Dr Hare said the study answered another key question: whether we could move to widespread intermittent power from the wind, waves and tides together.

"Some people were worried that the complexity stemming from intermittent wind with an overlay of tidal power peaking twice a day might simply have been too much change for the grid to bear. But our research shows the grid can cope."

The study investigated a scenario for 2030, in which electricity is more than 40% renewable - mostly from wind. But some experts urge caution.

Dr John Constable, from the Renewable Energy Foundation, said: "The study confirms that while very high levels of uncontrollable renewable generation are theoretically manageable, the practical difficulties are significant, and the cost will be high.

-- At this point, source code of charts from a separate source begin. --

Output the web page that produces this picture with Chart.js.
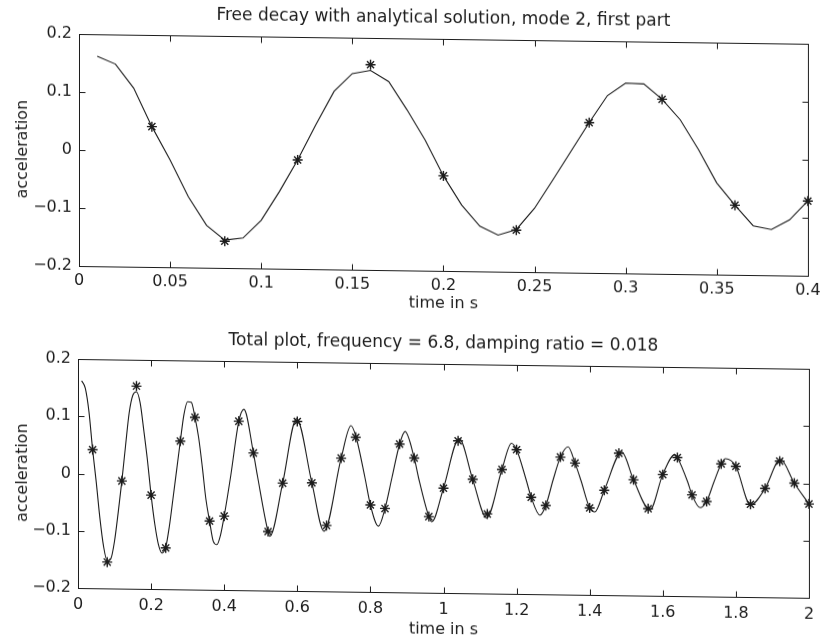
<!DOCTYPE html>
<html>
<head>
<meta charset="utf-8">
<script src="https://cdn.jsdelivr.net/npm/chart.js@4/dist/chart.umd.min.js"></script>
<style>
  body { margin: 0; background: #fff; }
  #wrap { position: relative; width: 826px; height: 644px; overflow: hidden; }
  canvas { position: absolute; left: 0; }
  #decay { top: 0; transform: skewY(0.77deg); transform-origin: 79px 0; }
  #total { top: 322px; transform: skewY(0.77deg); transform-origin: 78px 0; }
</style>
</head>
<body>
<div id="wrap">
  <canvas id="decay" width="826" height="318"></canvas>
  <canvas id="total" width="826" height="322"></canvas>
</div>
<script>
// analytical solution, sampled every 0.01 s
let sampleTime = [0.01, 0.02, 0.03, 0.04, 0.05, 0.06, 0.07, 0.08, 0.09, 0.10,
  0.11, 0.12, 0.13, 0.14, 0.15, 0.16, 0.17, 0.18, 0.19, 0.20,
  0.21, 0.22, 0.23, 0.24, 0.25, 0.26, 0.27, 0.28, 0.29, 0.30,
  0.31, 0.32, 0.33, 0.34, 0.35, 0.36, 0.37, 0.38, 0.39, 0.40];
let sampleAccel = [0.162, 0.149, 0.108, 0.042, -0.015, -0.078, -0.127, -0.152, -0.148, -0.117,
  -0.067, -0.012, 0.049, 0.107, 0.138, 0.144, 0.125, 0.077, 0.025, -0.036,
  -0.086, -0.122, -0.137, -0.127, -0.090, -0.041, 0.009, 0.059, 0.106, 0.128,
  0.127, 0.101, 0.066, 0.015, -0.042, -0.080, -0.115, -0.121, -0.104, -0.071];

// rest of the analytical curve up to 2 s
let tailTime = [0.418, 0.44, 0.454, 0.48, 0.491, 0.52, 0.525, 0.56, 0.598, 0.64,
  0.673, 0.72, 0.747, 0.76, 0.785, 0.80, 0.822, 0.84, 0.859, 0.88,
  0.895, 0.92, 0.932, 0.96, 0.968, 1.00, 1.043, 1.08, 1.118, 1.16,
  1.186, 1.20, 1.226, 1.24, 1.264, 1.28, 1.30, 1.32, 1.341, 1.36,
  1.376, 1.40, 1.414, 1.44, 1.488, 1.52, 1.565, 1.60, 1.633, 1.64,
  1.668, 1.68, 1.702, 1.72, 1.74, 1.76, 1.772, 1.80, 1.84, 1.88,
  1.922, 1.96, 2.00];
let tailAccel = [0, 0.095, 0.116, 0.040, 0, -0.097, -0.105, -0.012, 0.101, -0.011,
  -0.095, 0.033, 0.090, 0.072, 0, -0.048, -0.085, -0.054, 0, 0.059,
  0.081, 0.035, 0, -0.067, -0.076, -0.017, 0.070, -0.001, -0.068, 0.017,
  0.063, 0.052, 0, -0.031, -0.062, -0.045, 0, 0.040, 0.058, 0.030,
  0, -0.048, -0.055, -0.017, 0.050, 0.002, -0.050, 0.012, 0.047, 0.042,
  0, -0.023, -0.045, -0.034, 0, 0.032, 0.041, 0.028, -0.039, -0.010,
  0.041, 0.000, -0.036];

// measured free decay, every 0.04 s
let measTime = [0.04, 0.08, 0.12, 0.16, 0.20, 0.24, 0.28, 0.32, 0.36, 0.40,
  0.44, 0.48, 0.52, 0.56, 0.60, 0.64, 0.68, 0.72, 0.76, 0.80,
  0.84, 0.88, 0.92, 0.96, 1.00, 1.04, 1.08, 1.12, 1.16, 1.20,
  1.24, 1.28, 1.32, 1.36, 1.40, 1.44, 1.48, 1.52, 1.56, 1.60,
  1.64, 1.68, 1.72, 1.76, 1.80, 1.84, 1.88, 1.92, 1.96, 2.00];
let measAccel = [0.042, -0.154, -0.012, 0.154, -0.036, -0.128, 0.059, 0.101, -0.080, -0.071,
  0.095, 0.040, -0.097, -0.012, 0.096, -0.011, -0.085, 0.033, 0.070, -0.048,
  -0.054, 0.059, 0.035, -0.067, -0.017, 0.066, -0.001, -0.061, 0.017, 0.052,
  -0.031, -0.045, 0.040, 0.030, -0.048, -0.017, 0.048, 0.002, -0.048, 0.012,
  0.042, -0.023, -0.034, 0.032, 0.028, -0.038, -0.010, 0.038, 0.000, -0.036];

let accelTicks = [-0.2, -0.1, 0, 0.1, 0.2];

const INK = '#1c1c1c';
const FONT = '"DejaVu Sans", sans-serif';
Chart.defaults.font.family = FONT;
Chart.defaults.font.size = 16;
Chart.defaults.color = INK;

function points(xs, ys) {
  return xs.map((t, i) => ({x: t, y: ys[i]}));
}

function tickText(v) {
  return String(Math.round(v * 1000) / 1000).replace('-', '\u2212');
}

// box round the plot area with inward tick marks on all four sides,
// plus the heading centred over the box
const frame = {
  id: 'frame',
  afterDraw(chart, args, opts) {
    const {ctx, chartArea: a, scales} = chart;
    const l = Math.round(a.left) + 0.5, r = Math.round(a.right) + 0.5;
    const t = Math.round(a.top) + 0.5, b = Math.round(a.bottom) + 0.5;
    ctx.save();
    ctx.strokeStyle = INK;
    ctx.lineWidth = 1;
    ctx.strokeRect(l, t, r - l, b - t);
    ctx.beginPath();
    scales.x.ticks.forEach(tk => {
      const px = Math.round(scales.x.getPixelForValue(tk.value)) + 0.5;
      ctx.moveTo(px, b); ctx.lineTo(px, b - 6);
      ctx.moveTo(px, t); ctx.lineTo(px, t + 6);
    });
    scales.y.ticks.forEach(tk => {
      const py = Math.round(scales.y.getPixelForValue(tk.value)) + 0.5;
      ctx.moveTo(l, py); ctx.lineTo(l + 6, py);
      ctx.moveTo(r, py); ctx.lineTo(r - 6, py);
    });
    ctx.stroke();

    ctx.fillStyle = INK;
    ctx.font = '17px ' + FONT;
    ctx.textAlign = 'center';
    ctx.textBaseline = 'alphabetic';
    ctx.fillText(opts.text, (a.left + a.right) / 2, a.top - 16);
    ctx.restore();
  }
};

function makePlot(id, opts) {
  return new Chart(document.getElementById(id), {
    type: 'scatter',
    data: {
      datasets: [{
        data: opts.line,
        showLine: true,
        borderColor: INK,
        borderWidth: 1.1,
        pointRadius: 0,
        tension: 0,
        cubicInterpolationMode: opts.smooth ? 'monotone' : 'default'
      }, {
        data: opts.stars,
        showLine: false,
        pointStyle: 'star',
        pointRadius: 5,
        borderColor: INK,
        borderWidth: 1.4,
        clip: false
      }]
    },
    options: {
      responsive: false,
      animation: false,
      layout: {padding: {left: 0, right: 826 - opts.right, top: opts.top, bottom: 0}},
      plugins: {
        legend: {display: false},
        tooltip: {enabled: false},
        frame: {text: opts.title}
      },
      scales: {
        x: {
          type: 'linear',
          min: 0,
          max: opts.xMax,
          grid: {display: false, drawTicks: false},
          border: {display: false},
          afterFit: s => { s.height = opts.xHeight; },
          ticks: {stepSize: opts.xStep, autoSkip: false, maxRotation: 0, padding: opts.tickPad, callback: tickText},
          title: {display: true, text: 'time in s', color: INK, padding: {top: 0, bottom: 9.4}}
        },
        y: {
          min: -0.2,
          max: 0.2,
          grid: {display: false, drawTicks: false},
          border: {display: false},
          afterFit: s => { s.width = opts.left; },
          afterBuildTicks: s => { s.ticks = accelTicks.map(v => ({value: v})); },
          ticks: {padding: 7, callback: tickText},
          title: {display: true, text: 'acceleration', color: INK, padding: {top: 13, bottom: 0}}
        }
      }
    },
    plugins: [frame]
  });
}

makePlot('decay', {
  title: 'Free decay with analytical solution, mode 2, first part',
  line: points(sampleTime, sampleAccel),
  stars: points(measTime.slice(0, 10), measAccel.slice(0, 10)),
  smooth: false,
  xMax: 0.4, xStep: 0.05,
  left: 79, right: 810, top: 34,
  xHeight: 52, tickPad: 5.4
});

makePlot('total', {
  title: 'Total plot, frequency = 6.8, damping ratio = 0.018',
  line: points(sampleTime.concat(tailTime), sampleAccel.concat(tailAccel)),
  stars: points(measTime, measAccel),
  smooth: true,
  xMax: 2, xStep: 0.2,
  left: 78, right: 809, top: 37,
  xHeight: 56, tickPad: 7.4
});
</script>
</body>
</html>
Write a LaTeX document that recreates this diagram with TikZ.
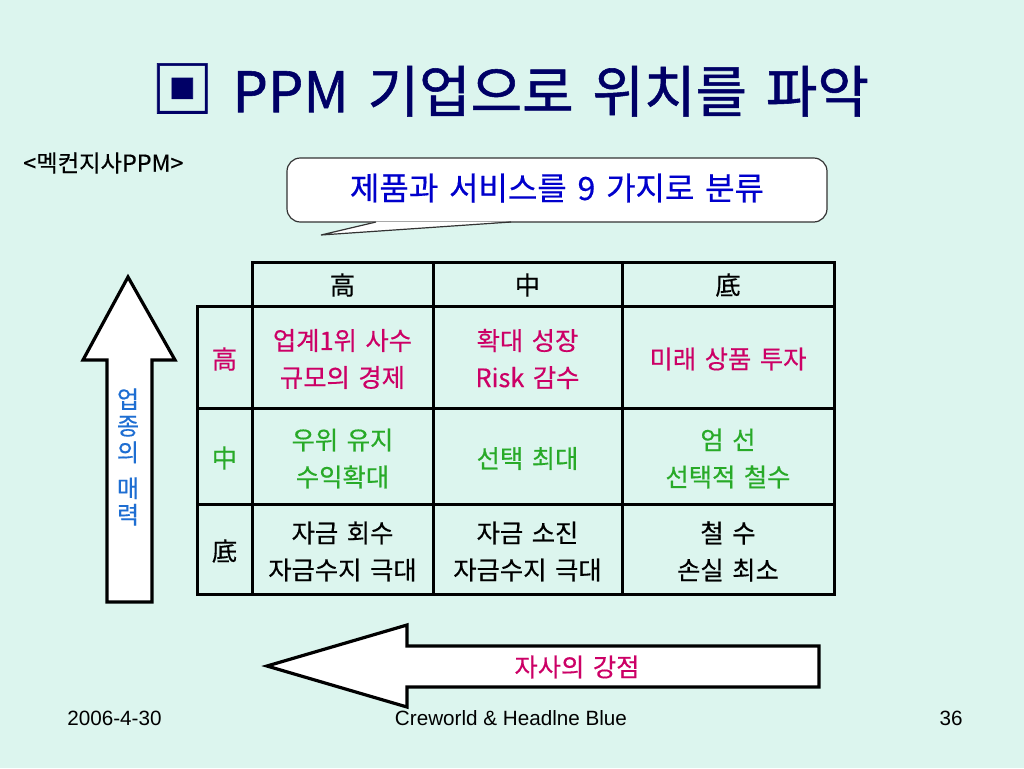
\documentclass[tikz,border=0pt]{standalone}
\usepackage{fontspec}
\setmainfont{Noto Sans CJK KR}[WordSpace=1.5, FakeBold=0.4]
\newfontfamily\titlefont{Noto Sans CJK KR}[WordSpace=1.5, FakeBold=1.0]
\newfontfamily\latfont{Liberation Sans}
\definecolor{bg}{RGB}{220,245,238}
\definecolor{navy}{RGB}{0,0,102}
\definecolor{callblue}{RGB}{0,0,204}
\definecolor{mag}{RGB}{204,0,102}
\definecolor{grn}{RGB}{40,170,40}
\definecolor{vblue}{RGB}{30,110,210}
\tikzset{
  celltxt/.style={align=center, inner sep=0pt, font=\fontsize{19pt}{27.75pt}\selectfont},
  gridline/.style={line width=2.25pt, line cap=rect},
  bigarrow/.style={fill=white, draw=black, line width=2.4pt, line join=miter},
  foot/.style={inner sep=0pt, font=\latfont\fontsize{15.5pt}{18pt}\selectfont},
}
\begin{document}
\begin{tikzpicture}[x=0.75pt,y=-0.75pt]
\fill[bg] (0,0) rectangle (1024,768);
\useasboundingbox (0,0) rectangle (1024,768);

% title
\node[inner sep=0pt, text=navy, font=\titlefont\fontsize{42pt}{45pt}\selectfont] (title) at (510,90) {{\fontsize{47pt}{50pt}\selectfont ▣} PPM 기업으로 위치를 파악};

% subtitle
\node[inner sep=0pt, anchor=west, font=\fontsize{17.5pt}{19pt}\selectfont] (sub) at (23,163) {<멕컨지사PPM>};

% callout
\fill[white, rounded corners=10pt] (287,158) rectangle (827,222);
\draw[line width=0.9pt, draw=black!80, rounded corners=10pt] (287,158) rectangle (827,222);
\fill[white] (376,221.5) -- (321,235) -- (511,221.5) -- cycle;
\draw[line width=0.9pt, draw=black!80] (376,222) -- (321,235) -- (511,222);
\node[inner sep=0pt, text=callblue, font=\fontsize{24pt}{26pt}\selectfont] (callout) at (557,188) {제품과 서비스를 9 가지로 분류};

% table grid
\draw[gridline] (252,262) rectangle (834,306);
\draw[gridline] (197,306) rectangle (834,594);
\draw[gridline] (252,262) -- (252,594);
\draw[gridline] (433,262) -- (433,594);
\draw[gridline] (622,262) -- (622,594);
\draw[gridline] (197,408) -- (834,408);
\draw[gridline] (197,504) -- (834,504);

% header
\node[celltxt] (h1) at (342.5,285) {高};
\node[celltxt] (h2) at (527.5,285) {中};
\node[celltxt] (h3) at (728,285) {底};
% row labels
\node[celltxt, text=mag] (r1) at (224.5,359) {高};
\node[celltxt, text=grn] (r2) at (224.5,458) {中};
\node[celltxt] (r3) at (224.5,551) {底};
% row 1
\node[celltxt, text=mag] (c11) at (342.5,359) {업계1위 사수\\규모의 경제};
\node[celltxt, text=mag] (c12) at (527.5,359) {확대 성장\\Risk 감수};
\node[celltxt, text=mag] (c13) at (728,359) {미래 상품 투자};
% row 2
\node[celltxt, text=grn] (c21) at (342.5,458.5) {우위 유지\\수익확대};
\node[celltxt, text=grn] (c22) at (527.5,458.5) {선택 최대};
\node[celltxt, text=grn] (c23) at (728,458.5) {엄 선\\선택적 철수};
% row 3
\node[celltxt] (c31) at (342.5,551.5) {자금 회수\\자금수지 극대};
\node[celltxt] (c32) at (527.5,551.5) {자금 소진\\자금수지 극대};
\node[celltxt] (c33) at (728,551.5) {철 수\\손실 최소};

% up arrow
\draw[bigarrow] (128,277) -- (175,360) -- (152,360) -- (152,602) -- (107,602) -- (107,360) -- (83,360) -- cycle;
\node[inner sep=0pt, align=center, text=vblue, font=\fontsize{18pt}{19.9pt}\selectfont] (vlab) at (128,457) {업\\종\\의\\[7pt]매\\력};

% left arrow
\draw[bigarrow] (267,666) -- (407,625) -- (407,646) -- (819,646) -- (819,687) -- (407,687) -- (407,707) -- cycle;
\node[inner sep=0pt, text=mag, font=\fontsize{19pt}{21pt}\selectfont] (hlab) at (577,667) {자사의 강점};

% footer
\node[foot] (date) at (114.5,718) {2006-4-30};
\node[foot] (credit) at (511,718) {Creworld \& Headlne Blue};
\node[foot] (page) at (951,718) {36};
\end{tikzpicture}
\end{document}
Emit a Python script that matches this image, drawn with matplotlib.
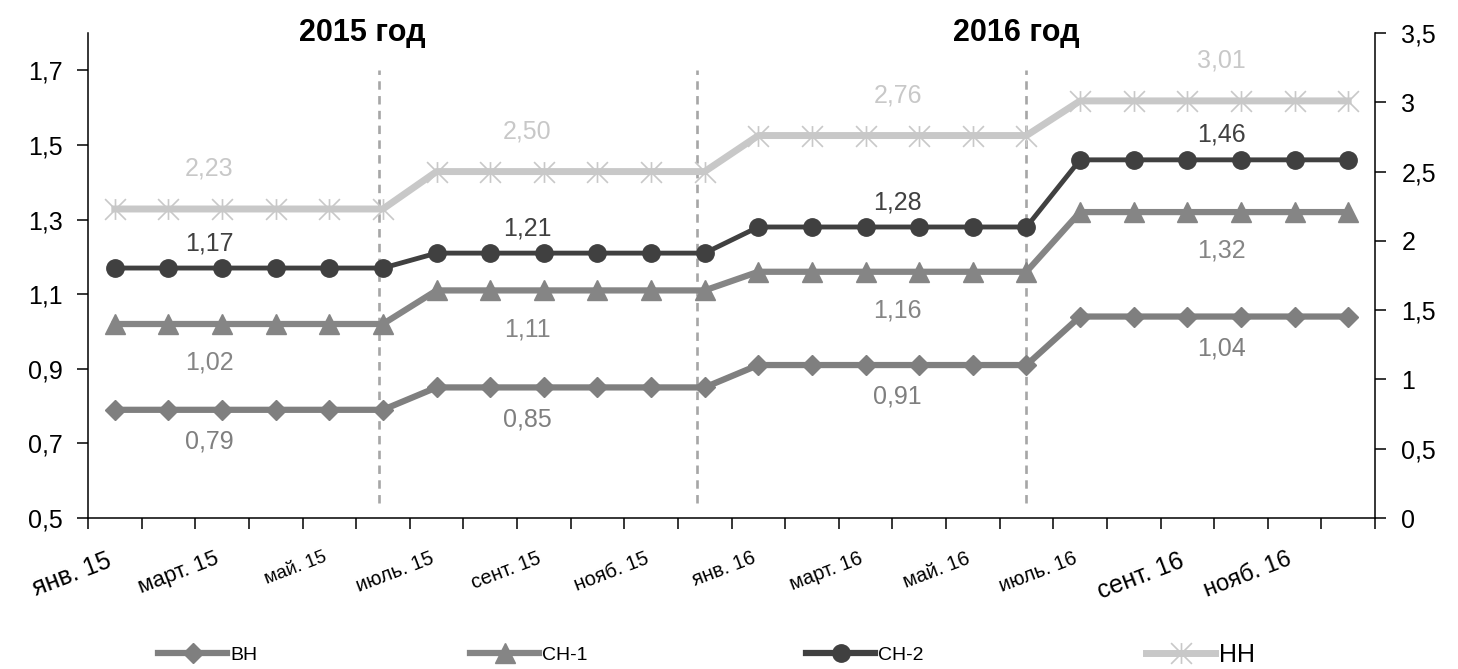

"Less ambitious levels of wind would almost certainly result in a system which is not only just as clean but is also more robust and affordable."

The study amplifies a recent paper from National Grid itself stating that a move towards wind power would not necessitate widespread investment in expensive back-up power plants fuelled by gas or coal.

This is a key finding which helps remove one of the main barriers to the advance of wind, although some will remain sceptical.

But it comes with a warning. Dr Hare said: "It will cost more. There is no such thing as cheap green power - that is a myth."

The authors of a report from the Royal Society this week made the same point. But politicians are still reluctant to pass on this message to the public.